With tools such as ADONIS Process Simulation, organizations can compare scenarios, perform capacity planning, and calculate potential ROI without disrupting daily business. This reduces implementation risk and supports informed decision-making based on realistic performance projections rather than assumptions.

Optimization removes redundancies, clarifies ownership, standardizes variants, and stabilizes execution paths. Only after structural weaknesses are addressed can automation deliver sustainable value. By analyzing execution flows and performance data, organizations can determine which activities are predictable and suitable for automation. Structured optimization ensures that automation initiatives enhance performance instead of amplifying inefficiencies. This sequence – optimize first, automate second – reduces project risk and increases long-term effectiveness.

Common risks include insufficient stakeholder involvement, incomplete or inconsistent data, focusing on isolated subprocesses instead of end-to-end flows, and neglecting change management. Overengineering solutions without measurable objectives can also limit impact. Without governance structures and continuous performance monitoring, improvements may not be sustained. Successful optimization requires analytical rigor combined with organizational alignment and structured follow-through.

Clear and structured process documentation forms the foundation of any optimization initiative. By modeling activities, roles, decision points, and handovers transparently, organizations can identify redundancies, inconsistencies, and structural weaknesses. Documentation creates shared understanding and reduces dependency on informal knowledge.

A centralized BPM platform such as ADONIS supports structured modeling, version control, and linkage between process elements and KPIs, ensuring that optimization decisions are based on reliable, consistent information rather than fragmented insights.

Artificial intelligence enhances process optimization by systematically analyzing process models and performance metrics at a speed and scale that manual review cannot match, uncovering inefficiencies that may otherwise remain hidden.

With ADONIS AI, users can generate BPMN models from prompts, instantly assess workflows for structural weaknesses, and query processes in natural language.
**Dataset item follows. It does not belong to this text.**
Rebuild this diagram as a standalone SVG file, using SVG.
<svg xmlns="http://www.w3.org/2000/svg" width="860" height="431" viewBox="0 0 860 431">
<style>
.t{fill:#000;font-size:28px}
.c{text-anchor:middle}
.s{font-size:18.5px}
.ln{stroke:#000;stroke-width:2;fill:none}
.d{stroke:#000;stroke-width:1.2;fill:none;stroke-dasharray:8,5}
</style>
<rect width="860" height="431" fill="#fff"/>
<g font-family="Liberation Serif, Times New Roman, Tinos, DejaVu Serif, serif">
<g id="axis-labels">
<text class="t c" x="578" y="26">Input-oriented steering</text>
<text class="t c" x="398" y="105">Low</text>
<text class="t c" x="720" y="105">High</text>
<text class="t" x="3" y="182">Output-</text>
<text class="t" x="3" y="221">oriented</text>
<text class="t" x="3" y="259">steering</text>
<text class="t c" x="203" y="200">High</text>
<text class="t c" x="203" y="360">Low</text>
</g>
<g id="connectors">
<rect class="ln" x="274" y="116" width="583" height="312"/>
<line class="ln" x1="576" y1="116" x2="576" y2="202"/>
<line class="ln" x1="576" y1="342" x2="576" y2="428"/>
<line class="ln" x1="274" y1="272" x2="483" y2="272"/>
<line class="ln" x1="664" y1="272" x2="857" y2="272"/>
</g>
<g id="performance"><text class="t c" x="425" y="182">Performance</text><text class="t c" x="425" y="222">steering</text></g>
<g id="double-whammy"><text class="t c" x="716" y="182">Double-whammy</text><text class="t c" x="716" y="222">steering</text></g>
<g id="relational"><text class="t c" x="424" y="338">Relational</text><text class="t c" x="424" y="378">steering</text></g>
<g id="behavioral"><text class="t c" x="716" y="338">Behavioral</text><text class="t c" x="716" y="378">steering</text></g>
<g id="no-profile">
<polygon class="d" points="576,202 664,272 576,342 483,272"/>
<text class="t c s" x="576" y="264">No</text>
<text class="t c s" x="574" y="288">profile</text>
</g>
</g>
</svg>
Instead of manually navigating complex models and KPIs, AI evaluates the full process landscape in seconds and surfaces actionable improvement opportunities. Embedded within a governed BPM environment, this transforms optimization from a manual, selective exercise into a scalable, organization-wide capability.
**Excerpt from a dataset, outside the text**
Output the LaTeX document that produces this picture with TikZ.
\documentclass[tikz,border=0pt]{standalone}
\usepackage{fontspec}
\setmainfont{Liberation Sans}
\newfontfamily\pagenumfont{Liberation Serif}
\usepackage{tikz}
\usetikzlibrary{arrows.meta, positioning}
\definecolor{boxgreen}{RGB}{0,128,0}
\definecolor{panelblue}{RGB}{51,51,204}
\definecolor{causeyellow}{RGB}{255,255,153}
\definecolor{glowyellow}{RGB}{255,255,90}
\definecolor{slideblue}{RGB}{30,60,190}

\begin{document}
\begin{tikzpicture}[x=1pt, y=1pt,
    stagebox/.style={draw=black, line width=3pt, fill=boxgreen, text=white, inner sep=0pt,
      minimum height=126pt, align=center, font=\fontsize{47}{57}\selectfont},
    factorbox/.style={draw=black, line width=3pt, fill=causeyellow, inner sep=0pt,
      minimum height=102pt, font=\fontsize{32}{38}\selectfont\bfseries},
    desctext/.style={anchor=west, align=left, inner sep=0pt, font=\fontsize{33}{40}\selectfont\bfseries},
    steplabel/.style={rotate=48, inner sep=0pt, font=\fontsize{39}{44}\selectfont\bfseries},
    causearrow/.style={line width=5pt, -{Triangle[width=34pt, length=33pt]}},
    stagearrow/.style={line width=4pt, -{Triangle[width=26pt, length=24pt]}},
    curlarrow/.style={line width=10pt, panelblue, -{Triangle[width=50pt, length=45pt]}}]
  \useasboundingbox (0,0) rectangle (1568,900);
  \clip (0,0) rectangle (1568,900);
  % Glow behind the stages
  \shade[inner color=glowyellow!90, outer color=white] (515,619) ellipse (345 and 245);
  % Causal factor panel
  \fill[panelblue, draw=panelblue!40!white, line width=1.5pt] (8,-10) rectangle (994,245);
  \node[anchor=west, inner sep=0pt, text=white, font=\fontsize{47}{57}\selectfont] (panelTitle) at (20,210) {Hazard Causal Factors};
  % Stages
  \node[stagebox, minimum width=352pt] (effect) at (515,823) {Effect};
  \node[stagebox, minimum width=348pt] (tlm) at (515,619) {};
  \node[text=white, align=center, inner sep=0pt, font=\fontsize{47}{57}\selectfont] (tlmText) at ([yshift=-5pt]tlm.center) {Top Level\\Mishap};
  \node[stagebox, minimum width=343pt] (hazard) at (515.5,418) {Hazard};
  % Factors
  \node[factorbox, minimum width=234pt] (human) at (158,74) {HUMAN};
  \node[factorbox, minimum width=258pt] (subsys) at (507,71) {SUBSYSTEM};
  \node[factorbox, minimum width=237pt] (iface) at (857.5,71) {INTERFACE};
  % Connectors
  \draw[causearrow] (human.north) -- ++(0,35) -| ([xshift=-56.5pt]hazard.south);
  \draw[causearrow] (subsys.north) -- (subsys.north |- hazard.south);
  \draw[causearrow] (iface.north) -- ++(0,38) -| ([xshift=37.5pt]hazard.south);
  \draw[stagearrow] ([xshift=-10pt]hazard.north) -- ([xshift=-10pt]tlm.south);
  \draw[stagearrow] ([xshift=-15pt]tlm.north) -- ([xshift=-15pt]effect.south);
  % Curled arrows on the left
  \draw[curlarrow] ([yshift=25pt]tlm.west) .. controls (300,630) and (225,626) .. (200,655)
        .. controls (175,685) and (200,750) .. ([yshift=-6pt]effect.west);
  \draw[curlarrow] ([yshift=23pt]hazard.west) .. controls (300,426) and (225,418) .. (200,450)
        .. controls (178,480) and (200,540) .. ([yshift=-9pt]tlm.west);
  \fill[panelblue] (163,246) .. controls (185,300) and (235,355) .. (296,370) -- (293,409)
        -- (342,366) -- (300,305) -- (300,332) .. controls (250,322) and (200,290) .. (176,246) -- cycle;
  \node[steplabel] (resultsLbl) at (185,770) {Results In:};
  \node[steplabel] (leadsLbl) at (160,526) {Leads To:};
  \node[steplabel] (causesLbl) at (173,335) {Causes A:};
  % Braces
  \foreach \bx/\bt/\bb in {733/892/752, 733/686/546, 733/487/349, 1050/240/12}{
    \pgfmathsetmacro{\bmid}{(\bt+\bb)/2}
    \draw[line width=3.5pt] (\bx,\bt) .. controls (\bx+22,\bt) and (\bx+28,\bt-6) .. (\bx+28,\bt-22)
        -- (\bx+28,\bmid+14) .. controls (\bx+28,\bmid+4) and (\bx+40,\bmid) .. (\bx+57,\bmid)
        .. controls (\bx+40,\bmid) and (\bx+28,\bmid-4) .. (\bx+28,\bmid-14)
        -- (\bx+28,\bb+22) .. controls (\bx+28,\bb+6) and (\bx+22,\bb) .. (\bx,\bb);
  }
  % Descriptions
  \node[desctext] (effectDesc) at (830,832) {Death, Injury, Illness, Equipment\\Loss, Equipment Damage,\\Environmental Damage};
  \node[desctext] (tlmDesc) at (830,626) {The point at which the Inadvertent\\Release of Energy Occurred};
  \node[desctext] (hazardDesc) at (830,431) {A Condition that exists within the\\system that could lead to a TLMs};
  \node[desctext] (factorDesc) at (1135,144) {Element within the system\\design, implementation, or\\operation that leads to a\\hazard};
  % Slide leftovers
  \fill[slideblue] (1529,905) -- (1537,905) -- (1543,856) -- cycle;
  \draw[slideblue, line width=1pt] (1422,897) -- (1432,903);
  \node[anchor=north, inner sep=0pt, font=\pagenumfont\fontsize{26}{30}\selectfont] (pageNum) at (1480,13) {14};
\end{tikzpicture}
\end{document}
Sustainable optimization requires continuous performance monitoring, clear ownership, and integration into governance frameworks such as the Process Management Life Cycle. Linking optimization outcomes to measurable KPIs and regularly validating execution against documented models ensures long-term stability. Embedding optimization into broader operational excellence initiatives reinforces continuous improvement as an ongoing discipline rather than a one-time project.